Copy out the listing that follows exactly, dropping every picture.

§ Saved entries
>> BEGIN
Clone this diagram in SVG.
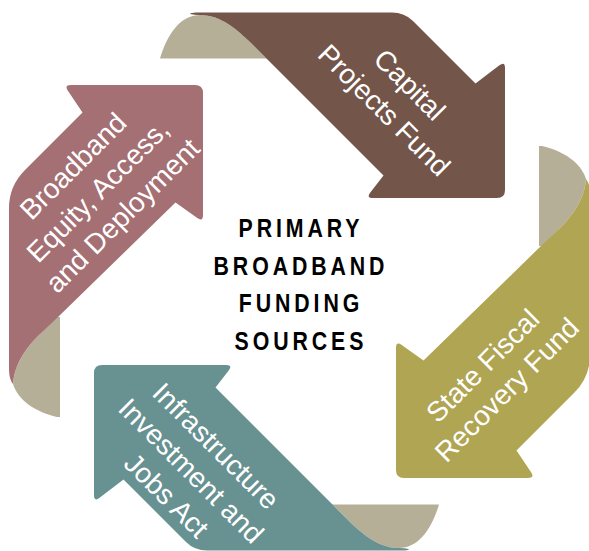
<svg xmlns="http://www.w3.org/2000/svg" xmlns:xlink="http://www.w3.org/1999/xlink" width="589" height="551" viewBox="0 0 589 551">
<style>
.tan{fill:#B6AF98}
.brown{fill:#73554A}
.olive{fill:#AFA553}
.teal{fill:#679291}
.rose{fill:#A57074}
.lbl{fill:#FFFFFF;font-family:"Liberation Sans",Arial,sans-serif;font-size:28px;text-anchor:middle}
.title{fill:#000000;font-family:"Liberation Sans",Arial,sans-serif;font-size:26px;font-weight:bold;letter-spacing:4.76px;text-anchor:middle}
</style>
<defs>
<path id="foldA" d="M160,58.5 C167,35 180,15 200,15 C225,15 243,35 265,57 L282,58.5 Z"/>
<path id="ribbonA" d="M190,14 Q191,12.5 196,12.5 L392,12.5 Q404.5,12.5 413,21 L475.5,83.5 L499.4,65.2 Q505,61 505,68 L505,190 Q505,198 497,198 L373,198 Q366,198 370.3,192.5 L383.5,175.5 L265,57 C243,35 225,15 200,15 Q194,15 190,14 Z"/>
<path id="foldB" d="M57,417 C35,412 18,400 13,384 C14,368 22,352 38,336 L57,317 L60,317 L60,417 Z"/>
<path id="ribbonB" d="M71,85 L195,85 Q203,85 203,93 L203,215 Q203,222 197.3,218 L175.5,202.5 L57,318 L38,336 C22,352 14,368 13,384 C10,380 9,375 9,368 L9,208 Q9,186 25,170 L82.5,112.5 L67.9,90.8 Q64,85 71,85 Z"/>
</defs>

<g id="node-capital">
<use xlink:href="#foldA" class="tan"/>
<use xlink:href="#ribbonA" class="brown"/>
<g transform="translate(397.25,97.25) rotate(45)">
<text class="lbl" x="0" y="-8">Capital</text>
<text class="lbl" x="0" y="28">Projects Fund</text>
</g>
</g>

<g id="node-state-fiscal">
<g transform="rotate(180 299.5 281.5)">
<use xlink:href="#foldB" class="tan"/>
<use xlink:href="#ribbonB" class="olive"/>
</g>
<g transform="translate(494.5,377.5) rotate(-45)">
<text class="lbl" x="0" y="-7">State Fiscal</text>
<text class="lbl" x="0" y="27">Recovery Fund</text>
</g>
</g>

<g id="node-infrastructure">
<g transform="rotate(180 299.5 281.5)">
<use xlink:href="#foldA" class="tan"/>
<use xlink:href="#ribbonA" class="teal"/>
</g>
<g transform="translate(191.5,470.5) rotate(45)">
<text class="lbl" x="0" y="-25">Infrastructure</text>
<text class="lbl" x="0" y="10">Investment and</text>
<text class="lbl" x="0" y="45">Jobs Act</text>
</g>
</g>

<g id="node-broadband">
<use xlink:href="#foldB" class="tan"/>
<use xlink:href="#ribbonB" class="rose"/>
<g transform="translate(97.5,190.5) rotate(-45)">
<text class="lbl" x="0" y="-25">Broadband</text>
<text class="lbl" x="0" y="10">Equity, Access,</text>
<text class="lbl" x="0" y="45">and Deployment</text>
</g>
</g>

<g id="node-title" transform="translate(299,0) scale(0.82,1)">
<text class="title" x="2.4" y="237">PRIMARY</text>
<text class="title" x="2.4" y="275">BROADBAND</text>
<text class="title" x="2.4" y="312.5">FUNDING</text>
<text class="title" x="2.4" y="350">SOURCES</text>
</g>
</svg>
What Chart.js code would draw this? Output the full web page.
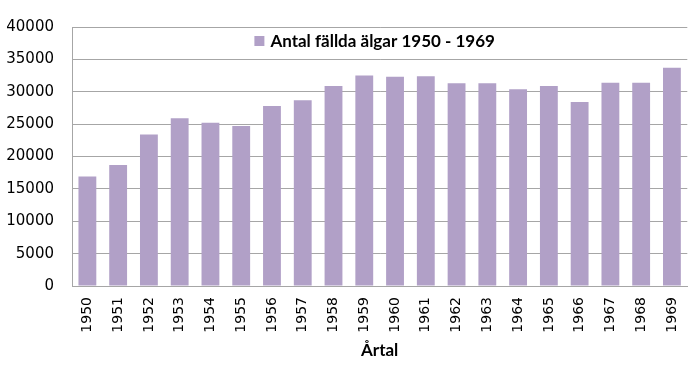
>> END
§ Complete answer
Clone this diagram in SVG.
<svg xmlns="http://www.w3.org/2000/svg" xmlns:xlink="http://www.w3.org/1999/xlink" width="589" height="551" viewBox="0 0 589 551">
<style>
.tan{fill:#B6AF98}
.brown{fill:#73554A}
.olive{fill:#AFA553}
.teal{fill:#679291}
.rose{fill:#A57074}
.lbl{fill:#FFFFFF;font-family:"Liberation Sans",Arial,sans-serif;font-size:28px;text-anchor:middle}
.title{fill:#000000;font-family:"Liberation Sans",Arial,sans-serif;font-size:26px;font-weight:bold;letter-spacing:4.76px;text-anchor:middle}
</style>
<defs>
<path id="foldA" d="M160,58.5 C167,35 180,15 200,15 C225,15 243,35 265,57 L282,58.5 Z"/>
<path id="ribbonA" d="M190,14 Q191,12.5 196,12.5 L392,12.5 Q404.5,12.5 413,21 L475.5,83.5 L499.4,65.2 Q505,61 505,68 L505,190 Q505,198 497,198 L373,198 Q366,198 370.3,192.5 L383.5,175.5 L265,57 C243,35 225,15 200,15 Q194,15 190,14 Z"/>
<path id="foldB" d="M57,417 C35,412 18,400 13,384 C14,368 22,352 38,336 L57,317 L60,317 L60,417 Z"/>
<path id="ribbonB" d="M71,85 L195,85 Q203,85 203,93 L203,215 Q203,222 197.3,218 L175.5,202.5 L57,318 L38,336 C22,352 14,368 13,384 C10,380 9,375 9,368 L9,208 Q9,186 25,170 L82.5,112.5 L67.9,90.8 Q64,85 71,85 Z"/>
</defs>

<g id="node-capital">
<use xlink:href="#foldA" class="tan"/>
<use xlink:href="#ribbonA" class="brown"/>
<g transform="translate(397.25,97.25) rotate(45)">
<text class="lbl" x="0" y="-8">Capital</text>
<text class="lbl" x="0" y="28">Projects Fund</text>
</g>
</g>

<g id="node-state-fiscal">
<g transform="rotate(180 299.5 281.5)">
<use xlink:href="#foldB" class="tan"/>
<use xlink:href="#ribbonB" class="olive"/>
</g>
<g transform="translate(494.5,377.5) rotate(-45)">
<text class="lbl" x="0" y="-7">State Fiscal</text>
<text class="lbl" x="0" y="27">Recovery Fund</text>
</g>
</g>

<g id="node-infrastructure">
<g transform="rotate(180 299.5 281.5)">
<use xlink:href="#foldA" class="tan"/>
<use xlink:href="#ribbonA" class="teal"/>
</g>
<g transform="translate(191.5,470.5) rotate(45)">
<text class="lbl" x="0" y="-25">Infrastructure</text>
<text class="lbl" x="0" y="10">Investment and</text>
<text class="lbl" x="0" y="45">Jobs Act</text>
</g>
</g>

<g id="node-broadband">
<use xlink:href="#foldB" class="tan"/>
<use xlink:href="#ribbonB" class="rose"/>
<g transform="translate(97.5,190.5) rotate(-45)">
<text class="lbl" x="0" y="-25">Broadband</text>
<text class="lbl" x="0" y="10">Equity, Access,</text>
<text class="lbl" x="0" y="45">and Deployment</text>
</g>
</g>

<g id="node-title" transform="translate(299,0) scale(0.82,1)">
<text class="title" x="2.4" y="237">PRIMARY</text>
<text class="title" x="2.4" y="275">BROADBAND</text>
<text class="title" x="2.4" y="312.5">FUNDING</text>
<text class="title" x="2.4" y="350">SOURCES</text>
</g>
</svg>
What Chart.js code would draw this? Output the full web page.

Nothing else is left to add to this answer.